One solution, whether vectorizing calculations is possible or not, is to convert your calculations to numpy. According to Sofia Heisler at Upside Engineering Blog, numpy performs a lot of background information using precompiled C code. This precompiled C code makes it significantly faster than pandas by skipping the compiling step, and by including pre-programmed speed optimizations. Additionally, numpy drops a lot of the information in pandas. Pandas keeps track of data types, indexes, and performs error checking. All of which are very useful, but are not necessary at this time and slow down the calculations. Numpy doesn’t do that, and can perform the same calculations significantly faster.
There are multiple ways to convert panads data to numpy.

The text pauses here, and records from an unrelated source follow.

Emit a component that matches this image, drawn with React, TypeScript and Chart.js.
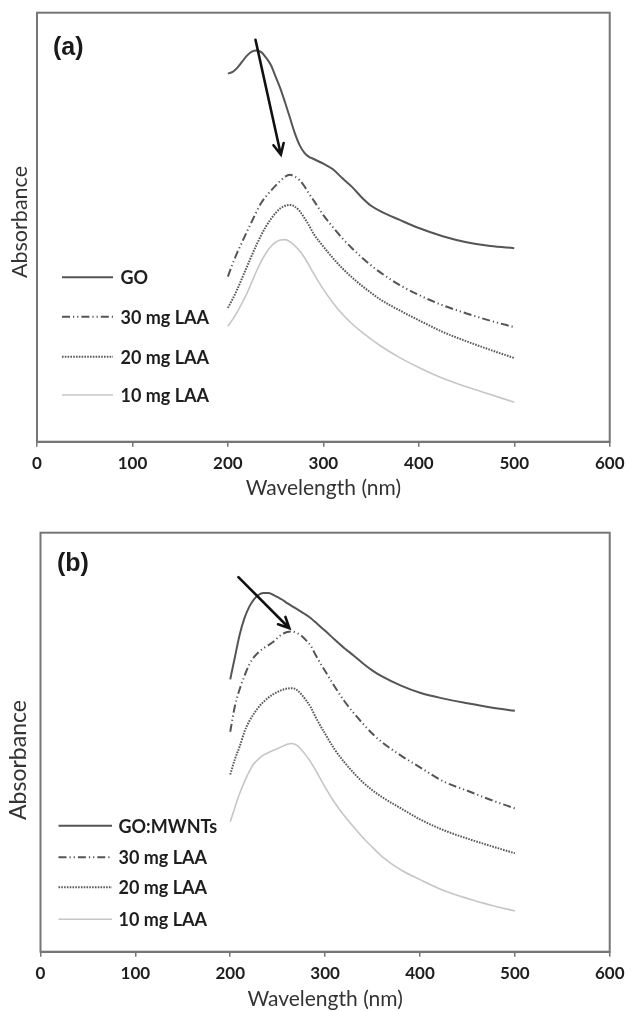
import { useEffect, useRef } from "react";
import { Chart, registerables } from "chart.js";

Chart.register(...registerables);

// ---------- data ----------
const wavelengths = [
  200, 205, 210, 215, 220, 225, 230, 235, 240, 245, 250, 255, 260, 265, 270, 275,
  280, 285, 290, 300, 310, 320, 330, 340, 350, 360, 380, 400, 425, 450, 475, 500,
];
const xTickValues = [0, 100, 200, 300, 400, 500, 600];

// panel (a)
const seriesLabelsA = ["GO", "30 mg LAA", "20 mg LAA", "10 mg LAA"];
const goA = [
  85.8, 86.2, 87.2, 88.6, 90.0, 90.9, 91.2, 90.8, 89.5, 87.8, 85.1, 82.3, 79.0, 75.5, 72.0, 69.2,
  67.4, 66.4, 65.9, 64.8, 63.5, 61.4, 59.4, 57.0, 55.0, 53.7, 51.7, 49.8, 47.9, 46.5, 45.6, 45.1,
];
const laa30A = [
  38.5, 41.5, 44.2, 46.6, 49.0, 51.3, 53.6, 55.7, 57.2, 58.5, 59.7, 60.8, 61.8, 62.2, 61.8, 61.0,
  59.6, 57.8, 56.2, 52.8, 50.0, 47.4, 45.1, 43.0, 41.1, 39.4, 36.5, 34.2, 31.8, 29.9, 28.2, 26.7,
];
const laa20A = [
  31.2, 33.3, 35.6, 38.2, 40.8, 43.4, 45.9, 48.2, 50.2, 51.9, 53.3, 54.4, 55.0, 55.2, 54.8, 53.8,
  52.2, 50.4, 48.4, 45.5, 42.8, 40.4, 38.3, 36.4, 34.7, 33.1, 30.6, 28.3, 25.6, 23.4, 21.4, 19.5,
];
const laa10A = [
  26.9, 28.5, 30.3, 32.4, 34.6, 37.2, 39.8, 42.1, 44.0, 45.5, 46.5, 47.0, 47.1, 46.6, 45.7, 44.5,
  43.0, 41.1, 39.1, 35.5, 32.4, 29.7, 27.5, 25.6, 23.9, 22.3, 19.6, 17.3, 14.8, 12.8, 11.0, 9.2,
];

// panel (b)
const seriesLabelsB = ["GO:MWNTs", "30 mg LAA", "20 mg LAA", "10 mg LAA"];
const goB = [
  65.0, 70.4, 75.7, 79.6, 82.3, 84.1, 85.2, 85.6, 85.6, 85.2, 84.6, 84.0, 83.2, 82.5, 81.8, 81.1,
  80.4, 79.6, 78.6, 76.6, 74.5, 72.5, 70.7, 68.8, 67.1, 65.7, 63.5, 61.8, 60.4, 59.3, 58.3, 57.5,
];
const laa30B = [
  52.5, 58.7, 62.7, 65.8, 68.5, 70.3, 71.5, 72.4, 73.1, 73.9, 74.9, 75.8, 76.3, 76.4, 76.1, 75.4,
  74.3, 73.0, 70.8, 67.0, 63.3, 59.9, 57.0, 54.4, 52.0, 50.0, 46.8, 44.0, 40.6, 38.4, 36.2, 34.2,
];
const laa20B = [
  42.3, 46.0, 49.0, 52.5, 55.0, 56.8, 58.4, 59.6, 60.6, 61.4, 62.0, 62.5, 62.8, 62.9, 62.5, 61.4,
  60.0, 58.3, 56.0, 52.0, 48.3, 45.3, 42.7, 40.4, 38.5, 36.9, 34.2, 31.6, 29.0, 27.0, 25.2, 23.5,
];
const laa10B = [
  31.0, 34.5, 37.8, 40.6, 43.0, 44.9, 46.0, 46.9, 47.5, 48.0, 48.5, 49.0, 49.5, 49.7, 49.3, 48.2,
  46.8, 45.2, 43.3, 39.3, 35.6, 32.5, 29.8, 27.2, 24.9, 22.7, 19.5, 17.2, 14.6, 12.7, 11.1, 9.7,
];

// arrows (data coordinates: [wavelength, absorbance])
const arrowA = [[228.9, 93.7], [255.5, 66.9]];
const arrowB = [[208.6, 89.4], [262.3, 77.2]];

// ---------- styles ----------
const lineStyles = [
  { color: "#555555", width: 2, dash: [] as number[] },
  { color: "#555555", width: 2, dash: [8, 3, 1.2, 3, 1.2, 3] },
  { color: "#5a5a5a", width: 2, dash: [1.6, 1.2] },
  { color: "#c6c6c6", width: 1.6, dash: [] as number[] },
];

const FONT = "Lato, 'Open Sans', sans-serif";

function buildDatasets(labels: string[], series: number[][]) {
  return series.map((vals, i) => ({
    label: labels[i],
    data: wavelengths.map((w, j) => ({ x: w, y: vals[j] })),
    borderColor: lineStyles[i].color,
    borderWidth: lineStyles[i].width,
    borderDash: lineStyles[i].dash,
    pointRadius: 0,
    fill: false,
    cubicInterpolationMode: "monotone" as const,
  }));
}

const decorPlugin = {
  id: "decor",
  afterDraw(chart: any, _args: any, opts: any) {
    const { ctx, chartArea: ca, scales } = chart;
    const x = scales.x;
    const y = scales.y;
    ctx.save();
    // frame
    ctx.strokeStyle = "#767676";
    ctx.lineWidth = 2;
    ctx.setLineDash([]);
    ctx.strokeRect(ca.left, ca.top, ca.right - ca.left, ca.bottom - ca.top);

    // y axis title
    ctx.save();
    ctx.translate(opts.yTitleX, opts.yTitleY);
    ctx.rotate(-Math.PI / 2);
    ctx.fillStyle = "#333";
    ctx.font = `${opts.yTitleSize}px ${FONT}`;
    ctx.textAlign = "center";
    ctx.textBaseline = "middle";
    ctx.fillText(opts.yTitle, 0, 0);
    ctx.restore();

    // panel label
    ctx.fillStyle = "#1a1a1a";
    ctx.font = "bold 25px 'Liberation Sans', Arial, sans-serif";
    ctx.textBaseline = "middle";
    ctx.textAlign = "left";
    ctx.fillText(opts.panel, opts.panelX, opts.panelY);

    // arrow
    const a = opts.arrow;
    const x1 = x.getPixelForValue(a[0][0]);
    const y1 = y.getPixelForValue(a[0][1]);
    const x2 = x.getPixelForValue(a[1][0]);
    const y2 = y.getPixelForValue(a[1][1]);
    ctx.strokeStyle = "#111";
    ctx.lineWidth = 2.6;
    ctx.lineCap = "round";
    ctx.beginPath();
    ctx.moveTo(x1, y1);
    ctx.lineTo(x2, y2);
    const ang = Math.atan2(y2 - y1, x2 - x1);
    const hl = 12;
    const spread = 0.45;
    ctx.moveTo(x2 - hl * Math.cos(ang - spread), y2 - hl * Math.sin(ang - spread));
    ctx.lineTo(x2, y2);
    ctx.lineTo(x2 - hl * Math.cos(ang + spread), y2 - hl * Math.sin(ang + spread));
    ctx.stroke();

    // legend
    const lg = opts.legend;
    chart.data.datasets.forEach((ds: any, i: number) => {
      const yy = lg.rows[i];
      ctx.strokeStyle = ds.borderColor;
      ctx.lineWidth = ds.borderWidth;
      ctx.lineCap = "butt";
      ctx.setLineDash(ds.borderDash || []);
      ctx.beginPath();
      ctx.moveTo(lg.x1, yy);
      ctx.lineTo(lg.x2, yy);
      ctx.stroke();
      ctx.setLineDash([]);
      ctx.fillStyle = "#1e1e1e";
      ctx.font = `bold 18px ${FONT}`;
      ctx.textBaseline = "middle";
      ctx.fillText(ds.label, lg.tx, yy + 1);
    });
    ctx.restore();
  },
};

type PanelProps = {
  height: number;
  labels: string[];
  series: number[][];
  padTop: number;
  padRight: number;
  yWidth: number;
  xHeight: number;
  panel: string;
  panelX: number;
  panelY: number;
  yTitleX: number;
  yTitleY: number;
  yTitleSize: number;
  arrow: number[][];
  legend: { x1: number; x2: number; tx: number; rows: number[] };
};

function Panel(p: PanelProps) {
  const ref = useRef<HTMLCanvasElement | null>(null);
  useEffect(() => {
    if (!ref.current) return;
    const chart = new Chart(ref.current, {
      type: "line",
      data: { datasets: buildDatasets(p.labels, p.series) as any },
      options: {
        animation: false,
        responsive: false,
        maintainAspectRatio: false,
        devicePixelRatio: 1,
        layout: { padding: { top: p.padTop, right: p.padRight, left: 0, bottom: 0 } },
        plugins: {
          legend: { display: false },
          tooltip: { enabled: false },
          decor: {
            panel: p.panel,
            panelX: p.panelX,
            panelY: p.panelY,
            yTitle: "Absorbance",
            yTitleX: p.yTitleX,
            yTitleY: p.yTitleY,
            yTitleSize: p.yTitleSize,
            arrow: p.arrow,
            legend: p.legend,
          },
        } as any,
        scales: {
          x: {
            type: "linear",
            min: 0,
            max: 600,
            afterBuildTicks: (s: any) => {
              s.ticks = xTickValues.map((v) => ({ value: v }));
            },
            afterFit: (s: any) => {
              s.height = p.xHeight;
            },
            grid: {
              display: true,
              drawOnChartArea: false,
              drawTicks: true,
              tickLength: 5,
              color: "#767676",
              lineWidth: 1.5,
            },
            border: { display: true, color: "#767676", width: 2 },
            ticks: {
              color: "#1e1e1e",
              padding: 8.5,
              maxRotation: 0,
              font: { family: FONT, size: 17, weight: "bold", lineHeight: 1 },
            },
            title: {
              display: true,
              text: "Wavelength (nm)",
              color: "#333",
              padding: { top: 0, bottom: 0 },
              font: { family: FONT, size: 21, lineHeight: 1.1 },
            },
          },
          y: {
            type: "linear",
            min: 0,
            max: 100,
            afterFit: (s: any) => {
              s.width = p.yWidth;
            },
            grid: { display: false },
            border: { display: false },
            ticks: { display: false },
            title: { display: false },
          },
        },
      },
      plugins: [decorPlugin as any],
    });
    return () => chart.destroy();
  }, []);
  return <canvas ref={ref} width={633} height={p.height} style={{ display: "block" }} />;
}

export default function App() {
  return (
    <div
      style={{
        position: "absolute",
        left: 0,
        top: 0,
        width: 633,
        height: 1011,
        background: "#fff",
        overflow: "hidden",
      }}
    >
      <Panel
        height={500}
        labels={seriesLabelsA}
        series={[goA, laa30A, laa20A, laa10A]}
        padTop={12.7}
        padRight={20}
        yWidth={37}
        xHeight={58.3}
        panel="(a)"
        panelX={53}
        panelY={48}
        yTitleX={20}
        yTitleY={222}
        yTitleSize={21.5}
        arrow={arrowA}
        legend={{ x1: 62, x2: 113, tx: 120.5, rows: [277.3, 316.7, 356.7, 395] }}
      />
      <Panel
        height={511}
        labels={seriesLabelsB}
        series={[goB, laa30B, laa20B, laa10B]}
        padTop={32.7}
        padRight={21}
        yWidth={40.5}
        xHeight={59.3}
        panel="(b)"
        panelX={57}
        panelY={64}
        yTitleX={19}
        yTitleY={260}
        yTitleSize={23}
        arrow={arrowB}
        legend={{ x1: 58.5, x2: 112, tx: 118.5, rows: [325.7, 357.3, 387.3, 419.3] }}
      />
    </div>
  );
}
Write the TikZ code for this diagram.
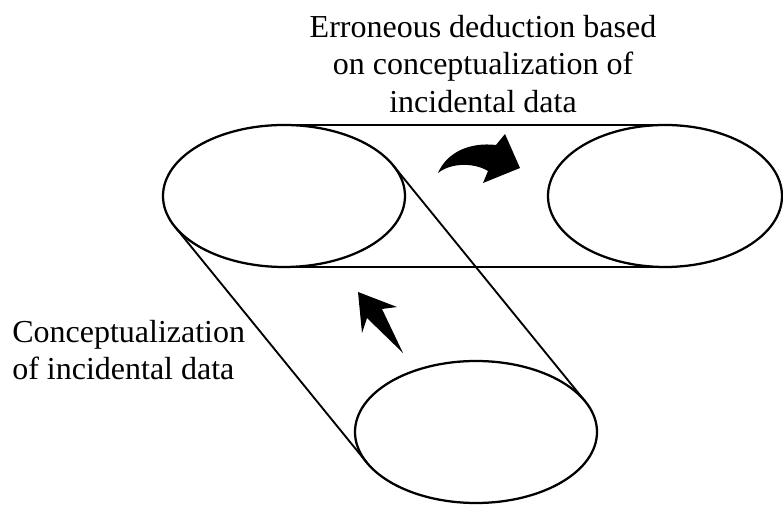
\documentclass[tikz,border=0pt]{standalone}
\usepackage{fontspec}
\setmainfont{Liberation Serif}
\usetikzlibrary{shapes.geometric,calc}
\tikzset{
  disc/.style={ellipse, draw, line width=1.7pt, inner sep=0pt,
    minimum width=181.5pt, minimum height=106.5pt},
  edge/.style={line width=1.4pt},
  flat/.style={line width=1.1pt},
  blob/.style={fill=black, draw=none},
  lbl/.style={font=\fontsize{24}{28.1}\selectfont, inner sep=0pt}
}
\begin{document}
\begin{tikzpicture}[x=0.75pt,y=-0.75pt]
\useasboundingbox (0,0) rectangle (783,505);
% discs
\node[disc] (L) at (284,196) {};
\node[disc, minimum width=175.5pt] (R) at (665,196) {};
\node[disc] (B) at (476,432) {};
% tangent points
\coordinate (Ltop) at ($(L.center)+(0,-71)$);
\coordinate (Lbot) at ($(L.center)+(0,71)$);
\coordinate (Rtop) at ($(R.center)+(0,-71)$);
\coordinate (Rbot) at ($(R.center)+(0,71)$);
\coordinate (La) at ($(L.center)+(109.2,-30.6)$);
\coordinate (Lb) at ($(L.center)+(-109.2,30.6)$);
\coordinate (Ba) at ($(B.center)+(109.2,-30.6)$);
\coordinate (Bb) at ($(B.center)+(-109.2,30.6)$);
% cylinder sides
\draw[flat] (Ltop) -- (Rtop);
\draw[flat] (Lbot) -- (Rbot);
\draw[edge] (La) -- (Ba);
\draw[edge] (Lb) -- (Bb);
% curved arrow
\fill[blob] (438,173) .. controls (447,152) and (470,142) .. (496,145)
  -- (505,134) -- (520,168) -- (483,183) -- (488,171)
  .. controls (475,163) and (452,162) .. (438,173) -- cycle;
% straight arrow
\fill[blob] (358,292) -- (397,307) -- (382,309) -- (403,353)
  -- (367,318) -- (362,333) -- cycle;
% labels
\node[lbl, anchor=north, align=center] (t1) at (483,15)
  {Erroneous deduction based\\on conceptualization of\\incidental data};
\node[lbl, anchor=north west, align=left] (t2) at (12,320)
  {Conceptualization\\of incidental data};
\end{tikzpicture}
\end{document}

A series can be converted using the .values method. This creates the same series in numpy. For a simple example, see the following code:
import pandas as pd Series_Pandas = pd.Series(data=[1, 2, 3, 4, 5, 6]) Series_Numpy = Series_Pandas.values
A dataframe can be converted using the .to_numpy() function. This creates an int64 objectwith the same values in numpy. Note that this does not keep the column names, and you need to create a dictionary converting your pandas column names to numpy column numbers. This can be accomplished with the following code:
import pandas as pd import numpy as np Dataframe_Pandas = pd.DataFrame(data=[[0,1], [2,3], [4,5]], columns = ['First Column', 'Second Column']) Dataframe_Numpy = Dataframe_Pandas.to_numpy() Column_Index_Dictionary = dict(zip(Dataframe_Pandas.columns, list(range(0,len(Dataframe_Pandas.columns)))))
That code converts the dataframe to a numpy int64 object and provides all of the tools needed to iterate through each line, editing values in specific columns, in a user-friendly manner. Each cell can be called in a manner similar to using the pandas .loc function with numpy indexing, following the structure int64object[row, Dictionary[‘Pandas Column Name’]]. For instance, if you want to set the value in the first row of ‘Second Column’ to ‘9’ you can use the following code:
Dataframe_Numpy[0, Column_Index_Dictionary['Second Column']] = 9
Of course this is going to vary from one situation to the next. Some scripts will see more improvement by switching to numpy than others. It depends on the types of calculations used in your script and the percentage of all calculations that are converted to numpy. But the results can be drastic.
For an example, I recently used this to convert one of my simulation models from a pandas base to a numpy base. The original, pandas based model required 362 seconds to perform an annual simulation. That’s a bit over 6 minutes. This isn’t terrible if you’re running one simulation with the model, but what if you’re running a thousand? After converting the core of the model to numpy, the same annual simulation required 32 seconds to calculate.
That’s 9% as much time to do the same thing. More than a 10x speedup from user pre-existing functions to convert my code from pandas to numpy.
Numpy has all of the computation capabilities of pandas, but performs them without carrying as much overhead information and uses pre-compiled, optimized methods. As a result, it can be significantly faster than pandas.
Converting a dataframe from pandas to numpy is relatively straightforward. You can use the dataframes .to_numpy() function to automatically convert it, then create a dictionary of the column names to enable accessing each cell similarly to the pandas .loc function.
This simple change can yield significant results. Script using numpy can execute in approximately 10% of the time that would be required if using pandas.